America's cities are getting safer, but the suburbs — the areas long designated a safe haven from urban turmoil — are taking a turn for the worse.
Homicides in big cities dropped 16.7 percent from 2001 through 2010 but murders jumped 16.9 percent in suburbs during the same period, The Wall Street Journal reported, citing studies from the Bureau of Justice Statistics.
The recent increase in suburban murders stems from domestic violence, robberies gone wrong and of course, high-profile massacres, according to the Journal.
The most recent example of a suburb rocked by violence is Newtown, Conn., which was blindsided by an elementary school shooting rampage that left 27 dead.

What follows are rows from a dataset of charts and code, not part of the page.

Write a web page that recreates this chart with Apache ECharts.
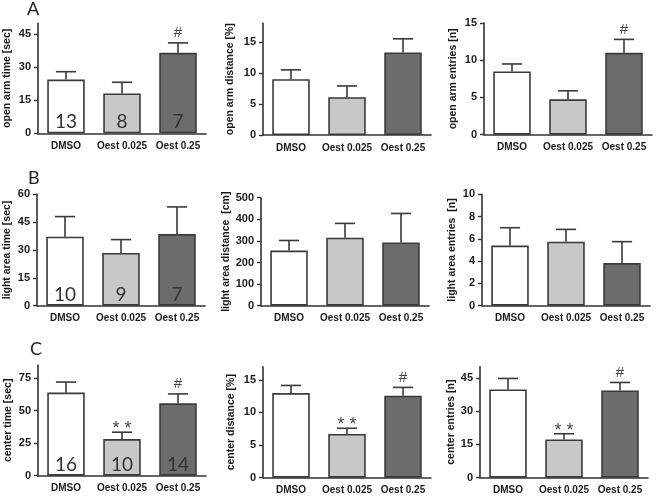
<!DOCTYPE html>
<html><head><meta charset="utf-8">
<script src="https://cdn.jsdelivr.net/npm/echarts@6/dist/echarts.min.js"></script>
<style>html,body{margin:0;padding:0;background:#fff}#c{width:658px;height:496px}</style>
</head><body><div id="c"></div>
<script>
const categories = ['DMSO', 'Oest 0.025', 'Oest 0.25'];

// Row A
const openArmTime = [24.4, 18.1, 36.6];
const openArmTimeSem = [3.6, 5.1, 4.5];
const openArmDistance = [9.0, 6.1, 13.3];
const openArmDistanceSem = [1.5, 1.8, 2.2];
const openArmEntries = [8.5, 4.75, 11.0];
const openArmEntriesSem = [1.0, 1.15, 1.8];
const nA = [13, 8, 7];

// Row B
const lightAreaTime = [37.2, 28.4, 38.6];
const lightAreaTimeSem = [10.8, 7.2, 14.6];
const lightAreaDistance = [255, 315, 293];
const lightAreaDistanceSem = [47, 66, 134];
const lightAreaEntries = [5.4, 5.75, 3.83];
const lightAreaEntriesSem = [1.6, 1.1, 1.92];
const nB = [10, 9, 7];

// Row C
const centerTime = [63.8, 28.1, 55.6];
const centerTimeSem = [8.1, 5.3, 7.2];
const centerDistance = [12.96, 6.71, 12.56];
const centerDistanceSem = [1.17, 0.86, 1.27];
const centerEntries = [39.75, 17.25, 39.3];
const centerEntriesSem = [4.95, 2.55, 3.6];
const nC = [16, 10, 14];

// Significance marks
const sigOpenArm = ['', '', '#'];
const sigCenter = ['', '**', '#'];

// Tick labels
const ticksA1 = [0, 15, 30, 45];
const ticksA2 = [0, 5, 10, 15];
const ticksA3 = [0, 5, 10, 15];
const ticksB1 = [0, 15, 30, 45, 60];
const ticksB2 = [0, 100, 200, 300, 400, 500];
const ticksB3 = [0, 2, 4, 6, 8, 10];
const ticksC1 = [0, 25, 50, 75];
const ticksC2 = [0, 5, 10, 15];
const ticksC3 = [0, 15, 30, 45];

const panels = [
  {left: 38, top: 23.3, zero: 133.3, max: 50, ticks: ticksA1, name: 'open arm time [sec]', gap: 25, mean: openArmTime, sem: openArmTimeSem, n: nA, sig: sigOpenArm},
  {left: 263, top: 23.3, zero: 135, max: 18, ticks: ticksA2, name: 'open arm distance [%]', gap: 27, mean: openArmDistance, sem: openArmDistanceSem, n: null, sig: null},
  {left: 484, top: 23, zero: 134.7, max: 15, ticks: ticksA3, name: 'open arm entries [n]', gap: 25, mean: openArmEntries, sem: openArmEntriesSem, n: null, sig: sigOpenArm},
  {left: 37, top: 194.3, zero: 305.7, max: 60, ticks: ticksB1, name: 'light area time [sec]', gap: 24, mean: lightAreaTime, sem: lightAreaTimeSem, n: nB, sig: null},
  {left: 261, top: 197.7, zero: 305.7, max: 500, ticks: ticksB2, name: 'light area distance  [cm]', gap: 27, mean: lightAreaDistance, sem: lightAreaDistanceSem, n: null, sig: null},
  {left: 482, top: 194.3, zero: 305.7, max: 10, ticks: ticksB3, name: 'light area entries  [n]', gap: 24, mean: lightAreaEntries, sem: lightAreaEntriesSem, n: null, sig: null},
  {left: 38, top: 365, zero: 475.7, max: 85, ticks: ticksC1, name: 'center time [sec]', gap: 24, mean: centerTime, sem: centerTimeSem, n: nC, sig: sigCenter},
  {left: 263, top: 366.7, zero: 477.7, max: 17, ticks: ticksC2, name: 'center distance [%]', gap: 26, mean: centerDistance, sem: centerDistanceSem, n: null, sig: sigCenter},
  {left: 480, top: 366.7, zero: 477.7, max: 50, ticks: ticksC3, name: 'center entries [n]', gap: 23, mean: centerEntries, sem: centerEntriesSem, n: null, sig: sigCenter}
];

const fills = ['#ffffff', '#c8c8c8', '#6c6c6c'];
const ink = '#333333';
const grids = [], xAxes = [], yAxes = [], series = [];

panels.forEach((p, i) => {
  grids.push({left: p.left, top: p.top, width: 168, height: p.zero - p.top, containLabel: false, outerBoundsMode: 'none'});
  xAxes.push({
    gridIndex: i, type: 'category', data: categories,
    axisLine: {lineStyle: {color: ink, width: 1.6}},
    axisTick: {alignWithLabel: true, length: 4, lineStyle: {color: ink, width: 1.4}},
    axisLabel: {interval: 0, hideOverlap: false, margin: 8, color: '#1a1a1a', fontFamily: 'Liberation Sans', fontWeight: 'bold', fontSize: 10}
  });
  yAxes.push({
    gridIndex: i, type: 'value', min: 0, max: p.max,
    name: p.name, nameLocation: 'middle', nameGap: p.gap, nameRotate: 90,
    nameTextStyle: {color: '#1a1a1a', fontFamily: 'Liberation Sans', fontWeight: 'bold', fontSize: 10.5},
    splitLine: {show: false},
    axisLine: {show: true, lineStyle: {color: ink, width: 1.6}},
    axisTick: {show: true, length: 4, customValues: p.ticks, lineStyle: {color: ink, width: 1.4}},
    axisLabel: {customValues: p.ticks, margin: 7, color: '#1a1a1a', fontFamily: 'Liberation Sans', fontWeight: 'bold', fontSize: 11}
  });
  series.push({
    type: 'bar', xAxisIndex: i, yAxisIndex: i, barWidth: '67%',
    itemStyle: {borderColor: '#3a3a3a', borderWidth: 1.6},
    data: p.mean.map((v, j) => ({value: v, itemStyle: {color: fills[j]}})),
    silent: true, animation: false
  });
  const sig = p.sig, n = p.n;
  series.push({
    type: 'custom', xAxisIndex: i, yAxisIndex: i, z: 5, animation: false, silent: true,
    data: p.mean.map((v, j) => [j, v, v + p.sem[j]]),
    renderItem: function (params, api) {
      const x = api.value(0);
      const p0 = api.coord([x, api.value(1)]);
      const p1 = api.coord([x, api.value(2)]);
      const half = api.size([1, 0])[0] * 0.18;
      const st = {stroke: '#3a3a3a', lineWidth: 1.6};
      const children = [
        {type: 'line', shape: {x1: p0[0], y1: p0[1], x2: p1[0], y2: p1[1]}, style: st},
        {type: 'line', shape: {x1: p1[0] - half, y1: p1[1], x2: p1[0] + half, y2: p1[1]}, style: st}
      ];
      const idx = params.dataIndex;
      if (sig && sig[idx]) {
        const isStar = sig[idx] === '**';
        children.push({type: 'text', style: {
          text: isStar ? '* *' : '#', x: p1[0], y: p1[1] - (isStar ? 3 : 10),
          align: 'center', textAlign: 'center', verticalAlign: 'middle', textVerticalAlign: 'middle',
          font: (isStar ? '18px' : '15px') + ' "Liberation Sans"', fill: '#444'
        }});
      }
      if (n) {
        const z = api.coord([x, 0]);
        children.push({type: 'text', style: {
          text: String(n[idx]), x: z[0], y: z[1] - 11,
          align: 'center', textAlign: 'center', verticalAlign: 'middle', textVerticalAlign: 'middle',
          font: '19px Lato', fill: '#333'
        }});
      }
      return {type: 'group', children: children};
    }
  });
});

const chart = echarts.init(document.getElementById('c'), null, {renderer: 'canvas'});
chart.setOption({
  backgroundColor: '#ffffff',
  animation: false,
  grid: grids, xAxis: xAxes, yAxis: yAxes, series: series,
  graphic: [
    {type: 'text', left: 27, top: 0, style: {text: 'A', font: '18px Lato', fill: '#222'}},
    {type: 'text', left: 28, top: 169, style: {text: 'B', font: '18px Lato', fill: '#222'}},
    {type: 'text', left: 30, top: 340, style: {text: 'C', font: '18px Lato', fill: '#222'}}
  ]
});
</script></body></html>
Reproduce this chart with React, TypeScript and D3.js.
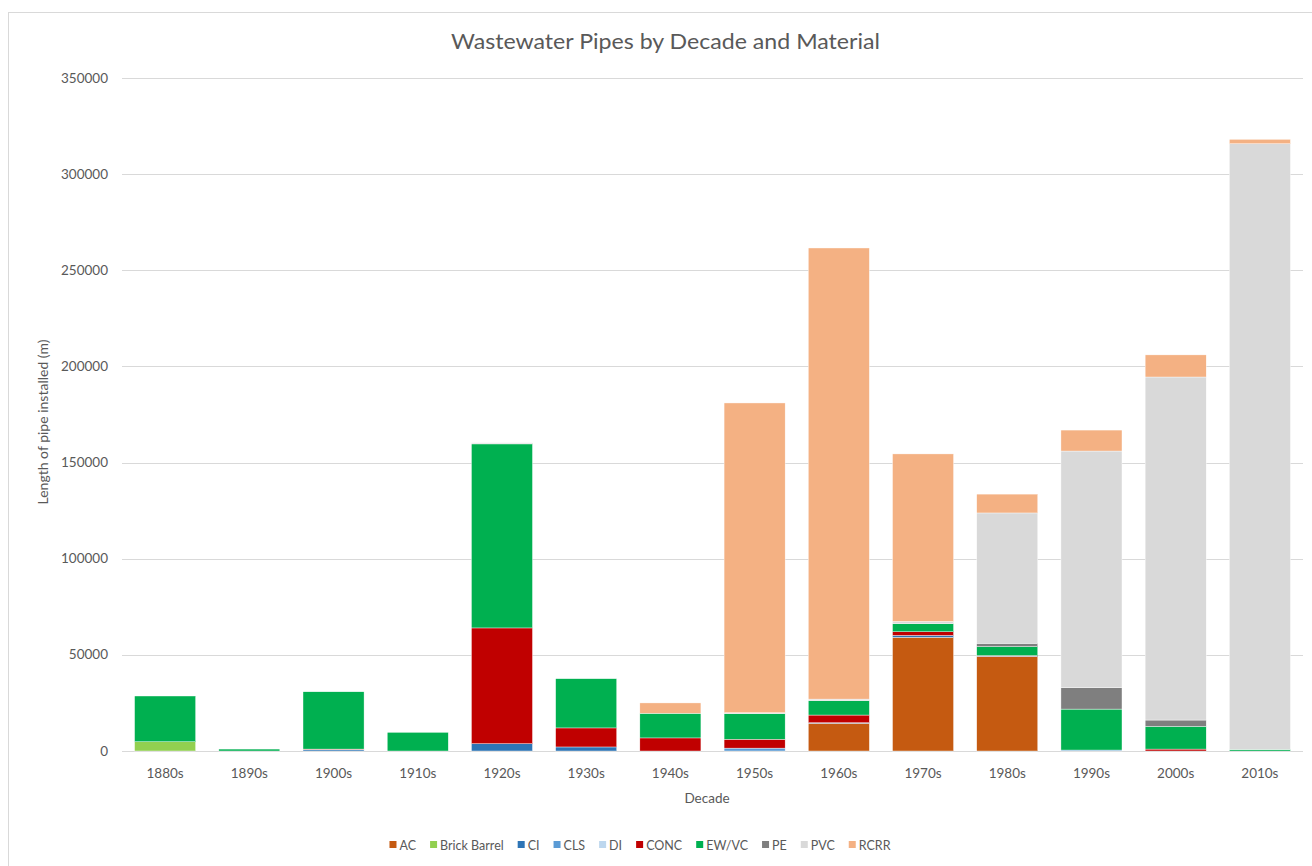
import { useEffect, useRef } from "react";
import * as d3 from "d3";

const DECADES = ["1880s", "1890s", "1900s", "1910s", "1920s", "1930s", "1940s", "1950s", "1960s", "1970s", "1980s", "1990s", "2000s", "2010s"];

const AC = [0, 0, 0, 0, 0, 0, 0, 0, 14400, 59100, 49000, 0, 0, 0];
const BRICK_BARREL = [4800, 0, 0, 0, 0, 0, 0, 0, 0, 0, 0, 0, 0, 0];
const CI = [0, 0, 600, 0, 3800, 2100, 0, 0, 300, 1000, 300, 0, 0, 0];
const CLS = [0, 0, 0, 0, 0, 0, 0, 1500, 0, 0, 0, 500, 0, 0];
const DI = [0, 0, 0, 0, 0, 0, 0, 0, 0, 0, 0, 0, 0, 0];
const CONC = [0, 0, 400, 0, 60200, 9900, 6800, 4600, 4000, 1900, 300, 0, 1000, 0];
const EW_VC = [23800, 1000, 29800, 9700, 95700, 25600, 12800, 13300, 7500, 4200, 4700, 21300, 11800, 800];
const PE = [0, 0, 0, 0, 300, 0, 0, 0, 0, 0, 1700, 11100, 3300, 0];
const PVC = [0, 0, 0, 0, 300, 0, 0, 500, 800, 1200, 67800, 123100, 178400, 315000];
const RCRR = [0, 0, 0, 0, 0, 0, 5400, 161100, 234600, 87100, 9800, 10900, 11500, 2300];

const Y_TICKS = [0, 50000, 100000, 150000, 200000, 250000, 300000, 350000];

const SERIES = [
  { name: "AC", values: AC, color: "#C55A11" },
  { name: "Brick Barrel", values: BRICK_BARREL, color: "#92D050" },
  { name: "CI", values: CI, color: "#2E75B6" },
  { name: "CLS", values: CLS, color: "#5B9BD5" },
  { name: "DI", values: DI, color: "#BDD7EE" },
  { name: "CONC", values: CONC, color: "#C00000" },
  { name: "EW/VC", values: EW_VC, color: "#00B050" },
  { name: "PE", values: PE, color: "#7F7F7F" },
  { name: "PVC", values: PVC, color: "#D9D9D9" },
  { name: "RCRR", values: RCRR, color: "#F4B183" },
];

const FONT = "Lato, 'Open Sans', sans-serif";
const TEXT = "#595959";

export default function App() {
  const ref = useRef<SVGSVGElement | null>(null);

  useEffect(() => {
    if (!ref.current) return;
    const svg = d3.select(ref.current);
    svg.selectAll("*").remove();

    const height = 866;
    const plot = { left: 122, right: 1303, top: 78, bottom: height - 115 };

    // chart frame
    svg
      .append("rect")
      .attr("x", 8.5)
      .attr("y", 12.5)
      .attr("width", 1400)
      .attr("height", 1000)
      .attr("fill", "#fff")
      .attr("stroke", "#d9d9d9");

    const x = d3
      .scaleBand<string>()
      .domain(DECADES)
      .range([123, 1302])
      .paddingInner(0.275)
      .paddingOuter(0.1375);

    const y = d3
      .scaleLinear()
      .domain([0, 350000])
      .range([plot.bottom, plot.top]);

    // gridlines
    svg
      .append("g")
      .selectAll("line")
      .data(Y_TICKS)
      .enter()
      .append("line")
      .attr("x1", plot.left)
      .attr("x2", plot.right)
      .attr("y1", (d) => Math.round(y(d)) + 0.5)
      .attr("y2", (d) => Math.round(y(d)) + 0.5)
      .attr("stroke", "#d9d9d9")
      .attr("stroke-width", 1);

    svg
      .append("g")
      .selectAll("text")
      .data(Y_TICKS)
      .enter()
      .append("text")
      .text((d) => String(d))
      .attr("x", 108)
      .attr("y", (d) => y(d) + 4.5)
      .attr("text-anchor", "end")
      .attr("font-family", FONT)
      .attr("font-size", 13.5)
      .attr("fill", TEXT);

    const table = DECADES.map((decade, i) => {
      const row: Record<string, number | string> = { decade };
      SERIES.forEach((s) => (row[s.name] = s.values[i]));
      return row;
    });

    const stack = d3
      .stack<Record<string, number | string>>()
      .keys(SERIES.map((s) => s.name))
      .value((d, key) => d[key] as number);

    const layers = stack(table);

    svg
      .append("g")
      .selectAll("g")
      .data(layers)
      .enter()
      .append("g")
      .attr("fill", (_, i) => SERIES[i].color)
      .selectAll("rect")
      .data((d) => d.filter((p) => p[1] - p[0] > 0))
      .enter()
      .append("rect")
      .attr("x", (d) => x(d.data.decade as string) ?? 0)
      .attr("width", x.bandwidth())
      .attr("y", (d) => y(d[1]))
      .attr("height", (d) => y(d[0]) - y(d[1]))
      .attr("stroke", "#fff")
      .attr("stroke-width", 0.4);

    // x tick labels
    svg
      .append("g")
      .selectAll("text")
      .data(DECADES)
      .enter()
      .append("text")
      .text((d) => d)
      .attr("x", (d) => (x(d) ?? 0) + x.bandwidth() / 2)
      .attr("y", 778)
      .attr("text-anchor", "middle")
      .attr("font-family", FONT)
      .attr("font-size", 13.5)
      .attr("fill", TEXT);

    svg
      .append("text")
      .text("Decade")
      .attr("x", 707)
      .attr("y", 803)
      .attr("text-anchor", "middle")
      .attr("font-family", FONT)
      .attr("font-size", 13.5)
      .attr("fill", TEXT);

    svg
      .append("text")
      .text("Length of pipe installed (m)")
      .attr("transform", "translate(48,422) rotate(-90)")
      .attr("text-anchor", "middle")
      .attr("font-family", FONT)
      .attr("font-size", 14)
      .attr("fill", TEXT);

    svg
      .append("text")
      .text("Wastewater Pipes by Decade and Material")
      .attr("x", 451)
      .attr("y", 49)
      .attr("textLength", 429)
      .attr("lengthAdjust", "spacingAndGlyphs")
      .attr("font-family", FONT)
      .attr("font-size", 21)
      .attr("fill", TEXT);

    // legend
    const legend = svg.append("g");
    let cursor = 0;
    SERIES.forEach((s) => {
      const item = legend.append("g").attr("transform", `translate(${cursor},0)`);
      item.append("rect").attr("x", 0).attr("y", -4).attr("width", 7).attr("height", 7).attr("fill", s.color);
      const t = item
        .append("text")
        .text(s.name)
        .attr("x", 10)
        .attr("y", 4.5)
        .attr("font-family", FONT)
        .attr("font-size", 12.5)
        .attr("fill", TEXT);
      const w = (t.node() as SVGTextElement).getComputedTextLength();
      cursor += 10 + w + 14;
    });
    const total = cursor - 14;
    legend.attr("transform", `translate(${640 - total / 2},845)`);
  }, []);

  return (
    <svg
      ref={ref}
      width={1312}
      height={866}
      style={{ position: "absolute", left: 0, top: 0, background: "#fff" }}
    />
  );
}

Suburbs of Houston, Pittsburgh, and Atlanta saw the biggest spike in violence during the nine-year period. Atlanta's suburbs alone saw violent crime rise 23 percent between 2000 and 2008, while violent crime in the city itself dropped 49 percent, according to the Journal.
The rise can be attributed to cash-strapped suburban police departments that don't have the resources to keep up, and possibly to a shift in suburban demographics.
Back in 2010 the Brookings Institution found that suburbs are more likely to be home to minorities and the poor while younger, educated whites move to the cities, The Huffington Post reported at the time.